- Directed by: Richard Quine
- Written by: Ian Bernard
- Based on: Oh Dad, Poor Dad, Mamma's Hung You in the Closet and I'm Feelin' So Sad (play) by Arthur L. Kopit
- Produced by: Stanley Rubin Ray Stark
- Starring: Rosalind Russell Robert Morse Barbara Harris Hugh Griffith Jonathan Winters
- Cinematography: Geoffrey Unsworth Charles Lawton Jr.(Uncredited)
- Edited by: Warren Low David Wages
- Music by: Neal Hefti
- Production company: Seven Arts Productions
- Distributed by: Paramount Pictures
- Release date: February 15, 1967;
- Running time: 86 minutes
- Country: United States
- Language: English
- Budget: $2.175 million or $3.5 million

= Oh Dad, Poor Dad, Mamma's Hung You in the Closet and I'm Feelin' So Sad (film) =

1967 American film by Richard Quine

Oh Dad, Poor Dad, Mamma's Hung You in the Closet and I'm Feelin' So Sad is a 1967 American black comedy film directed by Richard Quine, based on the 1962 play of the same name by Arthur L. Kopit.
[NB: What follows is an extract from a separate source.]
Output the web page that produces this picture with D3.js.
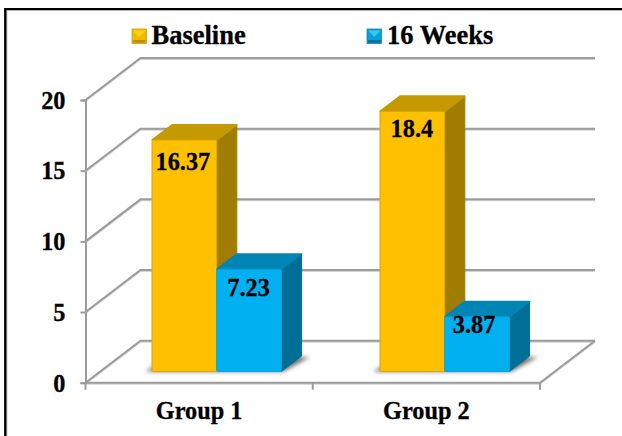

The screenplay was written by Ian Bernard. The film stars Rosalind Russell, Robert Morse and Barbara Harris; Harris was the only main cast member who had also appeared in the original, Off-Broadway production of the play.

==Plot==
Described by Kopit as a "farce in three scenes", the story involves an overbearing mother who travels to a luxury resort in the Caribbean, bringing along her son and her deceased husband, preserved and in his casket.

==Production==
Although filming was completed by July, 1965, the movie was shelved for re-editing and the shooting of additional scenes after it was poorly received during previews. New scenes were directed by Alexander Mackendrick. An entirely new music score was also added. The film was released in February 1967. It was the last film produced by Seven Arts Productions and released by Paramount Pictures following the purchasing of Warner Bros. by Seven Arts in November 1966.